#### What the task asks
Make an exact copy of all the material below, apart from the pictures.

***

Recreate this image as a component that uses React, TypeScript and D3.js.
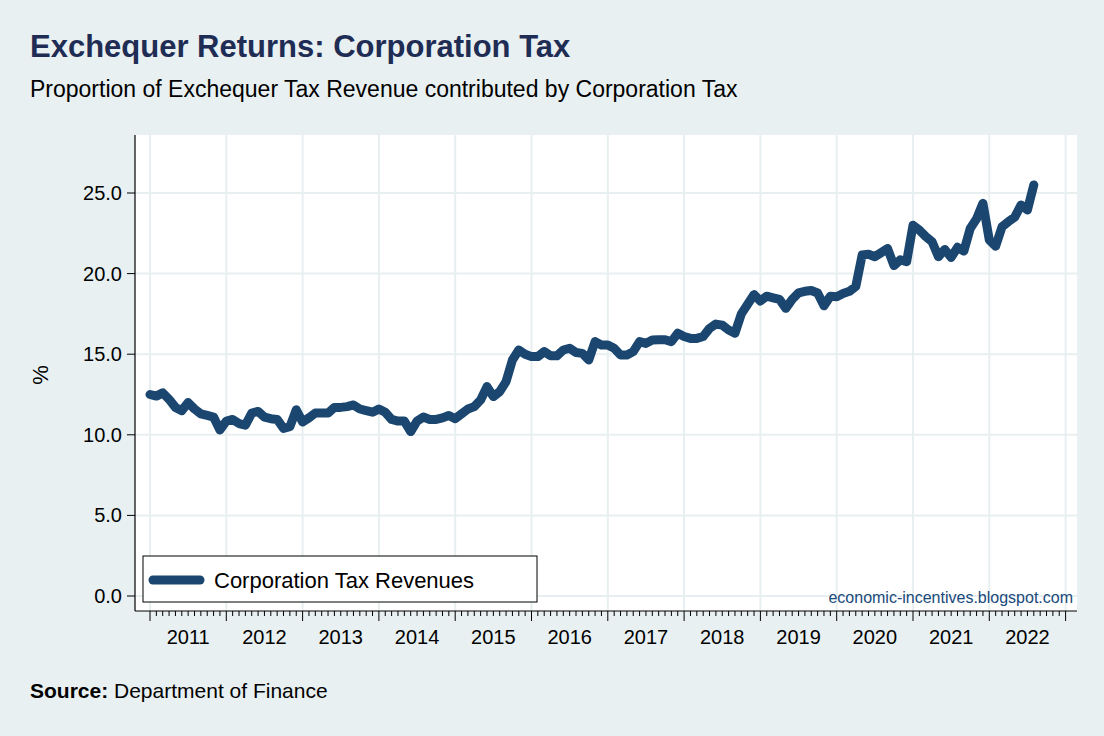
import React, { useEffect, useRef } from 'react';
import * as d3 from 'd3';

// monthly share (%), Jan 2011 .. Aug 2022
const startYear = 2011;
const values: number[] = [
  12.5, 12.4, 12.6, 12.2, 11.7, 11.5, 12.0, 11.6, 11.3, 11.2, 11.1, 10.3,
  10.85, 10.95, 10.7, 10.6, 11.35, 11.45, 11.1, 11.0, 10.95, 10.4, 10.5, 11.55,
  10.8, 11.05, 11.35, 11.35, 11.35, 11.7, 11.7, 11.75, 11.85, 11.6, 11.5, 11.4,
  11.6, 11.4, 10.95, 10.85, 10.85, 10.2, 10.85, 11.1, 10.95, 10.95, 11.05, 11.2,
  11.0, 11.3, 11.6, 11.75, 12.16, 12.99, 12.37, 12.68, 13.3, 14.64, 15.26, 15.0,
  14.85, 14.85, 15.16, 14.9, 14.9, 15.26, 15.37, 15.1, 15.05, 14.64, 15.78, 15.57,
  15.57, 15.37, 14.95, 14.95, 15.16, 15.78, 15.67, 15.88, 15.9, 15.9, 15.78, 16.3,
  16.1, 15.98, 15.98, 16.1, 16.6, 16.87, 16.8, 16.5, 16.3, 17.5, 18.1, 18.7,
  18.3, 18.6, 18.5, 18.4, 17.85, 18.4, 18.8, 18.9, 18.95, 18.8, 18.0, 18.6,
  18.57, 18.77, 18.9, 19.2, 21.15, 21.2, 21.05, 21.3, 21.56, 20.5, 20.85, 20.74,
  23.0, 22.7, 22.3, 21.98, 21.05, 21.5, 21.0, 21.63, 21.4, 22.8, 23.4, 24.36,
  22.08, 21.7, 22.9, 23.22, 23.5, 24.26, 23.95, 25.5,
];
const yTicks = [0, 5, 10, 15, 20, 25];
const years = d3.range(2011, 2023);

const W = 1104, H = 736;
const plot = { left: 135, right: 1077, top: 135, bottom: 611 };
const lineColor = '#1a4670';
const gridColor = '#e8eff1';

export default function App() {
  const ref = useRef<SVGSVGElement | null>(null);

  useEffect(() => {
    if (!ref.current) return;
    const svg = d3.select(ref.current);
    svg.selectAll('*').remove();
    const font = 'Arial, "Liberation Sans", sans-serif';

    // month index scale: 0 = Jan 2011
    const x = d3.scaleLinear().domain([0, 12]).range([150, 150 + 12 * 76.3]);
    const y = d3.scaleLinear().domain([0, 25]).range([596, 193]);

    svg.append('rect').attr('width', W).attr('height', H).attr('fill', '#e8f0f1');
    svg.append('rect')
      .attr('x', plot.left).attr('y', plot.top)
      .attr('width', plot.right - plot.left).attr('height', plot.bottom - plot.top)
      .attr('fill', '#fff');

    // grid
    const yearMonths = years.map((yr) => (yr - startYear) * 12).concat([(2023 - startYear) * 12]);
    svg.append('g').selectAll('line').data(yearMonths).enter().append('line')
      .attr('x1', (d) => x(d / 12)).attr('x2', (d) => x(d / 12))
      .attr('y1', plot.top).attr('y2', plot.bottom)
      .attr('stroke', gridColor).attr('stroke-width', 2);
    svg.append('g').selectAll('line').data(yTicks).enter().append('line')
      .attr('x1', plot.left).attr('x2', plot.right)
      .attr('y1', (d) => y(d)).attr('y2', (d) => y(d))
      .attr('stroke', gridColor).attr('stroke-width', 2);

    // axes
    svg.append('line').attr('x1', plot.left).attr('x2', plot.left)
      .attr('y1', plot.top).attr('y2', plot.bottom).attr('stroke', '#000').attr('stroke-width', 1.2);
    svg.append('line').attr('x1', plot.left).attr('x2', plot.right)
      .attr('y1', plot.bottom).attr('y2', plot.bottom).attr('stroke', '#000').attr('stroke-width', 1.2);

    const yAxis = svg.append('g');
    yTicks.forEach((t) => {
      yAxis.append('line').attr('x1', plot.left - 8).attr('x2', plot.left)
        .attr('y1', y(t)).attr('y2', y(t)).attr('stroke', '#000');
      yAxis.append('text').attr('x', plot.left - 13).attr('y', y(t)).attr('dy', '0.35em')
        .attr('text-anchor', 'end').attr('font-family', font).attr('font-size', 20)
        .text(t.toFixed(1));
    });

    const xAxis = svg.append('g');
    const months = d3.range(0, 12 * 12 + 1).filter((m) => x(m / 12) <= plot.right);
    months.forEach((m) => {
      const major = m % 12 === 0;
      xAxis.append('line').attr('x1', x(m / 12)).attr('x2', x(m / 12))
        .attr('y1', plot.bottom).attr('y2', plot.bottom + (major ? 10 : 5))
        .attr('stroke', '#000');
    });
    years.forEach((yr) => {
      xAxis.append('text').attr('x', x((yr - startYear) + 0.5)).attr('y', plot.bottom + 33)
        .attr('text-anchor', 'middle').attr('font-family', font).attr('font-size', 20)
        .text(yr);
    });

    // line
    const line = d3.line<number>().x((_, i) => x(i / 12)).y((d) => y(d));
    svg.append('path').datum(values).attr('d', line).attr('fill', 'none')
      .attr('stroke', lineColor).attr('stroke-width', 9)
      .attr('stroke-linejoin', 'round').attr('stroke-linecap', 'round');

    // legend
    svg.append('rect').attr('x', 143).attr('y', 556).attr('width', 394).attr('height', 46)
      .attr('fill', '#fff').attr('stroke', '#000').attr('stroke-width', 1);
    svg.append('line').attr('x1', 153).attr('x2', 200).attr('y1', 580).attr('y2', 580)
      .attr('stroke', lineColor).attr('stroke-width', 9).attr('stroke-linecap', 'round');
    svg.append('text').attr('x', 214).attr('y', 580).attr('dy', '0.35em')
      .attr('font-family', font).attr('font-size', 22).text('Corporation Tax Revenues');

    svg.append('text').attr('x', 1073).attr('y', 603).attr('text-anchor', 'end')
      .attr('font-family', font).attr('font-size', 16).attr('fill', '#1a4a7a')
      .text('economic-incentives.blogspot.com');

    // titles
    svg.append('text').attr('x', 30).attr('y', 57).attr('font-family', font)
      .attr('font-size', 31).attr('font-weight', 'bold').attr('fill', '#1f2d55')
      .text('Exchequer Returns: Corporation Tax');
    svg.append('text').attr('x', 30).attr('y', 97).attr('font-family', font)
      .attr('font-size', 23).text('Proportion of Exchequer Tax Revenue contributed by Corporation Tax');
    svg.append('text').attr('transform', 'translate(48,375) rotate(-90)')
      .attr('text-anchor', 'middle').attr('font-family', font).attr('font-size', 22).text('%');
    const src = svg.append('text').attr('x', 30).attr('y', 698).attr('font-family', font).attr('font-size', 21);
    src.append('tspan').attr('font-weight', 'bold').text('Source:');
    src.append('tspan').text(' Department of Finance');
  }, []);

  return (
    <div style={{ position: 'fixed', left: 0, top: 0 }}>
      <svg ref={ref} width={W} height={H} style={{ display: 'block' }} />
    </div>
  );
}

***

#### Written solution
Recreate this image as a component that uses React, TypeScript and D3.js.
import React, { useEffect, useRef } from 'react';
import * as d3 from 'd3';

// monthly share (%), Jan 2011 .. Aug 2022
const startYear = 2011;
const values: number[] = [
  12.5, 12.4, 12.6, 12.2, 11.7, 11.5, 12.0, 11.6, 11.3, 11.2, 11.1, 10.3,
  10.85, 10.95, 10.7, 10.6, 11.35, 11.45, 11.1, 11.0, 10.95, 10.4, 10.5, 11.55,
  10.8, 11.05, 11.35, 11.35, 11.35, 11.7, 11.7, 11.75, 11.85, 11.6, 11.5, 11.4,
  11.6, 11.4, 10.95, 10.85, 10.85, 10.2, 10.85, 11.1, 10.95, 10.95, 11.05, 11.2,
  11.0, 11.3, 11.6, 11.75, 12.16, 12.99, 12.37, 12.68, 13.3, 14.64, 15.26, 15.0,
  14.85, 14.85, 15.16, 14.9, 14.9, 15.26, 15.37, 15.1, 15.05, 14.64, 15.78, 15.57,
  15.57, 15.37, 14.95, 14.95, 15.16, 15.78, 15.67, 15.88, 15.9, 15.9, 15.78, 16.3,
  16.1, 15.98, 15.98, 16.1, 16.6, 16.87, 16.8, 16.5, 16.3, 17.5, 18.1, 18.7,
  18.3, 18.6, 18.5, 18.4, 17.85, 18.4, 18.8, 18.9, 18.95, 18.8, 18.0, 18.6,
  18.57, 18.77, 18.9, 19.2, 21.15, 21.2, 21.05, 21.3, 21.56, 20.5, 20.85, 20.74,
  23.0, 22.7, 22.3, 21.98, 21.05, 21.5, 21.0, 21.63, 21.4, 22.8, 23.4, 24.36,
  22.08, 21.7, 22.9, 23.22, 23.5, 24.26, 23.95, 25.5,
];
const yTicks = [0, 5, 10, 15, 20, 25];
const years = d3.range(2011, 2023);

const W = 1104, H = 736;
const plot = { left: 135, right: 1077, top: 135, bottom: 611 };
const lineColor = '#1a4670';
const gridColor = '#e8eff1';

export default function App() {
  const ref = useRef<SVGSVGElement | null>(null);

  useEffect(() => {
    if (!ref.current) return;
    const svg = d3.select(ref.current);
    svg.selectAll('*').remove();
    const font = 'Arial, "Liberation Sans", sans-serif';

    // month index scale: 0 = Jan 2011
    const x = d3.scaleLinear().domain([0, 12]).range([150, 150 + 12 * 76.3]);
    const y = d3.scaleLinear().domain([0, 25]).range([596, 193]);

    svg.append('rect').attr('width', W).attr('height', H).attr('fill', '#e8f0f1');
    svg.append('rect')
      .attr('x', plot.left).attr('y', plot.top)
      .attr('width', plot.right - plot.left).attr('height', plot.bottom - plot.top)
      .attr('fill', '#fff');

    // grid
    const yearMonths = years.map((yr) => (yr - startYear) * 12).concat([(2023 - startYear) * 12]);
    svg.append('g').selectAll('line').data(yearMonths).enter().append('line')
      .attr('x1', (d) => x(d / 12)).attr('x2', (d) => x(d / 12))
      .attr('y1', plot.top).attr('y2', plot.bottom)
      .attr('stroke', gridColor).attr('stroke-width', 2);
    svg.append('g').selectAll('line').data(yTicks).enter().append('line')
      .attr('x1', plot.left).attr('x2', plot.right)
      .attr('y1', (d) => y(d)).attr('y2', (d) => y(d))
      .attr('stroke', gridColor).attr('stroke-width', 2);

    // axes
    svg.append('line').attr('x1', plot.left).attr('x2', plot.left)
      .attr('y1', plot.top).attr('y2', plot.bottom).attr('stroke', '#000').attr('stroke-width', 1.2);
    svg.append('line').attr('x1', plot.left).attr('x2', plot.right)
      .attr('y1', plot.bottom).attr('y2', plot.bottom).attr('stroke', '#000').attr('stroke-width', 1.2);

    const yAxis = svg.append('g');
    yTicks.forEach((t) => {
      yAxis.append('line').attr('x1', plot.left - 8).attr('x2', plot.left)
        .attr('y1', y(t)).attr('y2', y(t)).attr('stroke', '#000');
      yAxis.append('text').attr('x', plot.left - 13).attr('y', y(t)).attr('dy', '0.35em')
        .attr('text-anchor', 'end').attr('font-family', font).attr('font-size', 20)
        .text(t.toFixed(1));
    });

    const xAxis = svg.append('g');
    const months = d3.range(0, 12 * 12 + 1).filter((m) => x(m / 12) <= plot.right);
    months.forEach((m) => {
      const major = m % 12 === 0;
      xAxis.append('line').attr('x1', x(m / 12)).attr('x2', x(m / 12))
        .attr('y1', plot.bottom).attr('y2', plot.bottom + (major ? 10 : 5))
        .attr('stroke', '#000');
    });
    years.forEach((yr) => {
      xAxis.append('text').attr('x', x((yr - startYear) + 0.5)).attr('y', plot.bottom + 33)
        .attr('text-anchor', 'middle').attr('font-family', font).attr('font-size', 20)
        .text(yr);
    });

    // line
    const line = d3.line<number>().x((_, i) => x(i / 12)).y((d) => y(d));
    svg.append('path').datum(values).attr('d', line).attr('fill', 'none')
      .attr('stroke', lineColor).attr('stroke-width', 9)
      .attr('stroke-linejoin', 'round').attr('stroke-linecap', 'round');

    // legend
    svg.append('rect').attr('x', 143).attr('y', 556).attr('width', 394).attr('height', 46)
      .attr('fill', '#fff').attr('stroke', '#000').attr('stroke-width', 1);
    svg.append('line').attr('x1', 153).attr('x2', 200).attr('y1', 580).attr('y2', 580)
      .attr('stroke', lineColor).attr('stroke-width', 9).attr('stroke-linecap', 'round');
    svg.append('text').attr('x', 214).attr('y', 580).attr('dy', '0.35em')
      .attr('font-family', font).attr('font-size', 22).text('Corporation Tax Revenues');

    svg.append('text').attr('x', 1073).attr('y', 603).attr('text-anchor', 'end')
      .attr('font-family', font).attr('font-size', 16).attr('fill', '#1a4a7a')
      .text('economic-incentives.blogspot.com');

    // titles
    svg.append('text').attr('x', 30).attr('y', 57).attr('font-family', font)
      .attr('font-size', 31).attr('font-weight', 'bold').attr('fill', '#1f2d55')
      .text('Exchequer Returns: Corporation Tax');
    svg.append('text').attr('x', 30).attr('y', 97).attr('font-family', font)
      .attr('font-size', 23).text('Proportion of Exchequer Tax Revenue contributed by Corporation Tax');
    svg.append('text').attr('transform', 'translate(48,375) rotate(-90)')
      .attr('text-anchor', 'middle').attr('font-family', font).attr('font-size', 22).text('%');
    const src = svg.append('text').attr('x', 30).attr('y', 698).attr('font-family', font).attr('font-size', 21);
    src.append('tspan').attr('font-weight', 'bold').text('Source:');
    src.append('tspan').text(' Department of Finance');
  }, []);

  return (
    <div style={{ position: 'fixed', left: 0, top: 0 }}>
      <svg ref={ref} width={W} height={H} style={{ display: 'block' }} />
    </div>
  );
}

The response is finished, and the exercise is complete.